## start Data provided
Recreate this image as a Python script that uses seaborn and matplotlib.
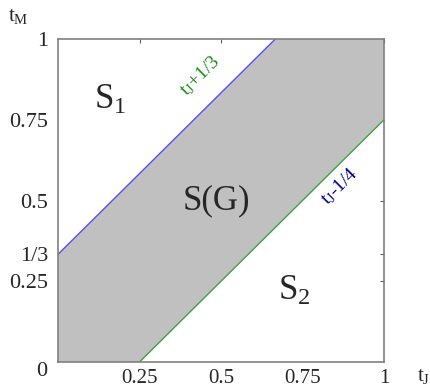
import matplotlib
matplotlib.use("Agg")
import matplotlib.pyplot as plt
import seaborn as sns
import pandas as pd

# boundary lines of the region S(G)
upper_x = [0.0, 2/3]
upper_y = [1/3, 1.0]
lower_x = [0.25, 1.0]
lower_y = [0.0, 0.75]
region_x = [0.0, 0.0, 2/3, 1.0, 1.0, 0.25]
region_y = [0.0, 1/3, 1.0, 1.0, 0.75, 0.0]

xticks = [0.25, 0.5, 0.75, 1.0]
xticklabels = ["0.25", "0.5", "0.75", "1"]
yticks = [0.25, 1/3, 0.5, 0.75, 1.0]
yticklabels = ["0.25", "1/3", "0.5", "0.75", "1"]

sns.set_style("white")
plt.rcParams['font.family'] = ['Liberation Serif', 'DejaVu Serif']
plt.rcParams['mathtext.fontset'] = 'custom'
plt.rcParams['mathtext.rm'] = 'Liberation Serif'
plt.rcParams['mathtext.it'] = 'Liberation Serif'

fig = plt.figure(figsize=(4.30, 3.89), dpi=100)
ax = fig.add_axes([58/430, 1-362/389, (384-58)/430, (362-39)/389])

ax.fill(region_x, region_y, color="#c0c0c0", lw=0)
sns.lineplot(x=upper_x, y=upper_y, ax=ax, color="#5050ff", lw=1)
sns.lineplot(x=lower_x, y=lower_y, ax=ax, color="#40a040", lw=1)

ax.set_xlim(0, 1)
ax.set_ylim(0, 1)
ax.set_xticks(xticks)
ax.set_xticklabels(xticklabels, fontsize=15)
ax.set_yticks(yticks)
ax.set_yticklabels(yticklabels, fontsize=16)
ax.tick_params(direction="in", length=3, color="#606060",
               top=True, right=True)
ax.tick_params(axis="x", pad=5)
ax.tick_params(axis="y", pad=7)
for s in ax.spines.values():
    s.set_color("#808080")
    s.set_linewidth(1.2)

fig.text(42/430, 1-372/389, "0", fontsize=16, ha="center", va="center")
fig.text(18/430, 1-17/389, r"t$_{\mathrm{M}}$", fontsize=15, ha="center", va="center")
fig.text(424/430, 1-377/389, r"t$_{\mathrm{J}}$", fontsize=15, ha="center", va="center")

ax.text(0.16, 0.81, r"S$_1$", fontsize=25, ha="center", va="center")
ax.text(0.485, 0.5, "S(G)", fontsize=25, ha="center", va="center")
ax.text(0.725, 0.22, r"S$_2$", fontsize=25, ha="center", va="center")

ax.text(0.435, 0.885, r"t$_{\mathrm{J}}$+1/3", fontsize=14, color="#1a8c1a",
        rotation=45, ha="center", va="center", rotation_mode="anchor")
ax.text(0.865, 0.545, r"t$_{\mathrm{J}}$-1/4", fontsize=14, color="#000090",
        rotation=45, ha="center", va="center", rotation_mode="anchor")

fig.savefig("out.png", dpi=100)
## end Data provided
Short task
Transcribe the listing in full. Omit the pictures and keep every line exact.

The completed task
Recreate this image as a Python script that uses seaborn and matplotlib.
import matplotlib
matplotlib.use("Agg")
import matplotlib.pyplot as plt
import seaborn as sns
import pandas as pd

# boundary lines of the region S(G)
upper_x = [0.0, 2/3]
upper_y = [1/3, 1.0]
lower_x = [0.25, 1.0]
lower_y = [0.0, 0.75]
region_x = [0.0, 0.0, 2/3, 1.0, 1.0, 0.25]
region_y = [0.0, 1/3, 1.0, 1.0, 0.75, 0.0]

xticks = [0.25, 0.5, 0.75, 1.0]
xticklabels = ["0.25", "0.5", "0.75", "1"]
yticks = [0.25, 1/3, 0.5, 0.75, 1.0]
yticklabels = ["0.25", "1/3", "0.5", "0.75", "1"]

sns.set_style("white")
plt.rcParams['font.family'] = ['Liberation Serif', 'DejaVu Serif']
plt.rcParams['mathtext.fontset'] = 'custom'
plt.rcParams['mathtext.rm'] = 'Liberation Serif'
plt.rcParams['mathtext.it'] = 'Liberation Serif'

fig = plt.figure(figsize=(4.30, 3.89), dpi=100)
ax = fig.add_axes([58/430, 1-362/389, (384-58)/430, (362-39)/389])

ax.fill(region_x, region_y, color="#c0c0c0", lw=0)
sns.lineplot(x=upper_x, y=upper_y, ax=ax, color="#5050ff", lw=1)
sns.lineplot(x=lower_x, y=lower_y, ax=ax, color="#40a040", lw=1)

ax.set_xlim(0, 1)
ax.set_ylim(0, 1)
ax.set_xticks(xticks)
ax.set_xticklabels(xticklabels, fontsize=15)
ax.set_yticks(yticks)
ax.set_yticklabels(yticklabels, fontsize=16)
ax.tick_params(direction="in", length=3, color="#606060",
               top=True, right=True)
ax.tick_params(axis="x", pad=5)
ax.tick_params(axis="y", pad=7)
for s in ax.spines.values():
    s.set_color("#808080")
    s.set_linewidth(1.2)

fig.text(42/430, 1-372/389, "0", fontsize=16, ha="center", va="center")
fig.text(18/430, 1-17/389, r"t$_{\mathrm{M}}$", fontsize=15, ha="center", va="center")
fig.text(424/430, 1-377/389, r"t$_{\mathrm{J}}$", fontsize=15, ha="center", va="center")

ax.text(0.16, 0.81, r"S$_1$", fontsize=25, ha="center", va="center")
ax.text(0.485, 0.5, "S(G)", fontsize=25, ha="center", va="center")
ax.text(0.725, 0.22, r"S$_2$", fontsize=25, ha="center", va="center")

ax.text(0.435, 0.885, r"t$_{\mathrm{J}}$+1/3", fontsize=14, color="#1a8c1a",
        rotation=45, ha="center", va="center", rotation_mode="anchor")
ax.text(0.865, 0.545, r"t$_{\mathrm{J}}$-1/4", fontsize=14, color="#000090",
        rotation=45, ha="center", va="center", rotation_mode="anchor")

fig.savefig("out.png", dpi=100)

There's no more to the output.